GSA Connects 2024 Meeting in Anaheim, California

Paper No. 55-3
Presentation Time: 2:00 PM

CHALLENGES AND SUCCESSES OF TEACHING A CROSS-DISCIPLINARY GEOHISTORY COURSE


VAN BOENING, Angela, Department of Agriculture, Geosciences, and Natural Resources, University of Tennessee at Martin, 256 Brehm Hall, Martin, TN 38238 and LEWIS, Margaret B., Department of History and Philosophy, University of Tennessee at Martin, 322 Humanities Bldg, Martin, TN 38238

Cross-disciplinary courses present several unique challenges and opportunities for students to synthesize ideas and approaches to knowledge across subjects which may not otherwise intersect in a traditional course. Earth processes and human development overlap in innumerable ways that have shaped both the earth and humanity. Distilling these interactions into course material that is both comprehensive and approachable to students requires a deeper level of reflection than one may find in either a geology or history course alone. We developed this GeoHistory course as an upper-division class that students could receive credit for in either history or in geoscience.

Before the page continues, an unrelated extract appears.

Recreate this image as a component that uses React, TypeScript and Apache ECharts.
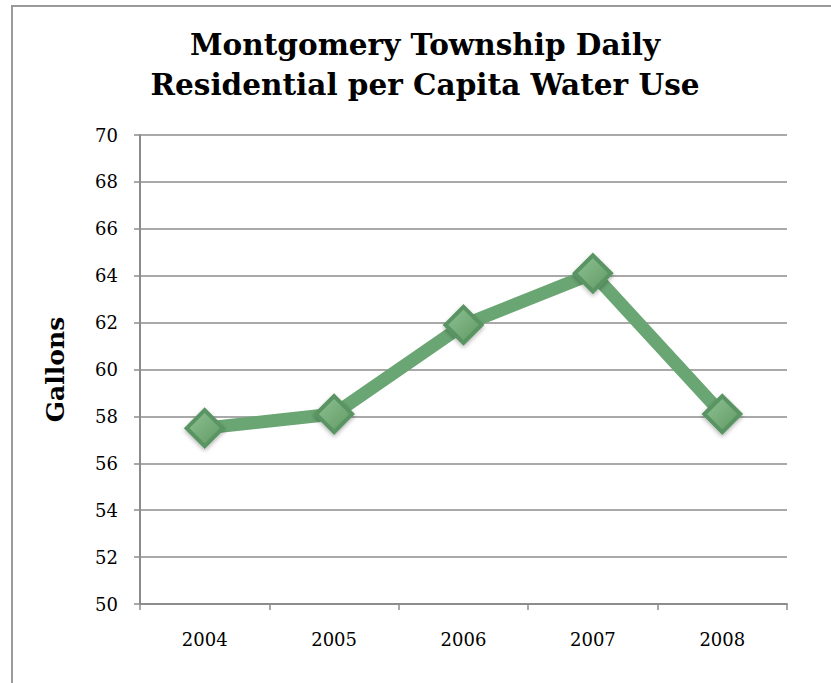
import React, { useEffect, useRef } from "react";
import * as echarts from "echarts";

const years = ["2004", "2005", "2006", "2007", "2008"];
const gallons = [57.5, 58.1, 61.9, 64.1, 58.1];
const titleText = "Montgomery Township Daily\nResidential per Capita Water Use";
const yAxisName = "Gallons";

export default function App() {
  const ref = useRef<HTMLDivElement>(null);
  useEffect(() => {
    document.body.style.margin = "0";
    const chart = echarts.init(ref.current!, null, { renderer: "svg" });
    chart.setOption({
      animation: false,
      backgroundColor: "#ffffff",
      title: {
        text: titleText,
        left: 420,
        textAlign: "center",
        top: 19,
        textStyle: {
          fontFamily: "DejaVu Serif",
          fontWeight: "bold",
          fontSize: 29.5,
          lineHeight: 40,
          color: "#000",
        },
      },
      graphic: [
        {
          type: "rect",
          shape: { x: 12, y: 6, width: 840, height: 700 },
          style: { fill: "none", stroke: "#9a9a9a", lineWidth: 2 },
          silent: true,
        },
      ],
      grid: { left: 140, right: 44, top: 135, bottom: 79 },
      xAxis: {
        type: "category",
        data: years,
        boundaryGap: true,
        axisLine: { lineStyle: { color: "#8c8c8c", width: 2 } },
        axisTick: { show: true, length: 6, inside: false, lineStyle: { color: "#8c8c8c", width: 1.5 } },
        axisLabel: {
          margin: 26,
          fontFamily: "DejaVu Serif",
          fontSize: 18,
          color: "#000",
        },
      },
      yAxis: {
        type: "value",
        min: 50,
        max: 70,
        interval: 2,
        name: yAxisName,
        nameLocation: "middle",
        nameGap: 72,
        nameRotate: 90,
        nameTextStyle: {
          fontFamily: "DejaVu Serif",
          fontWeight: "bold",
          fontSize: 25,
          color: "#000",
        },
        axisLine: { show: true, lineStyle: { color: "#8c8c8c", width: 2 } },
        axisTick: { show: true, length: 6, lineStyle: { color: "#8c8c8c", width: 1.5 } },
        splitLine: { lineStyle: { color: "#8c8c8c", width: 1.5 } },
        axisLabel: {
          margin: 22,
          fontFamily: "DejaVu Serif",
          fontSize: 18,
          color: "#000",
        },
      },
      series: [
        {
          type: "line",
          data: gallons,
          lineStyle: { color: "#6aa673", width: 13 },
          symbol: "diamond",
          symbolSize: 36,
          itemStyle: {
            color: new echarts.graphic.LinearGradient(0, 0, 1, 1, [
              { offset: 0, color: "#8fc397" },
              { offset: 1, color: "#5f985f" },
            ]),
            borderColor: "#5a9464",
            borderWidth: 4,
            shadowColor: "rgba(0,0,0,0.3)",
            shadowBlur: 4,
            shadowOffsetY: 2,
          },
          z: 3,
        },
      ],
    });
    return () => chart.dispose();
  }, []);
  return <div ref={ref} style={{ width: 831, height: 683 }} />;
}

Developing this course presented a challenge in curating subject matter that would be both representative of earth-human interactions as well as interesting to students. We chose to organize the course based largely on the chapters of Origins: How the Earth Shaped Humanity by Lewis Dartnell, which we used in lieu of a textbook, beginning with hominid evolution and ending with anthropogenic climate change. Integrating the teaching methods of a professor of history and a professor of geology presented challenges in introducing different disciplinary bodies of knowledge (e.g., historical sources vs. the scientific method), teaching styles, and even evaluation standards and learning outcomes. Creating appropriate course material for upper-division students while not requiring prerequisites in either discipline required a lot of communication between professors.

There were several points of success in this course. There was a high level of student engagement with the material and class participation was consistently lively. Students were interested in the material but felt challenged by ways of thinking foreign to their chosen major, pushing students beyond the normal “comfort zone” of their major. There have been several student requests to offer the course again, indicating that students have been speaking positively about the course with their peers. A final marker of success was the intellectual challenge of learning in a new discipline for the professors teaching the course. Each of us had little background in the other’s field, so we learned from each other alongside the students. This was intellectually engaging and helped us gauge our students' needs and challenges.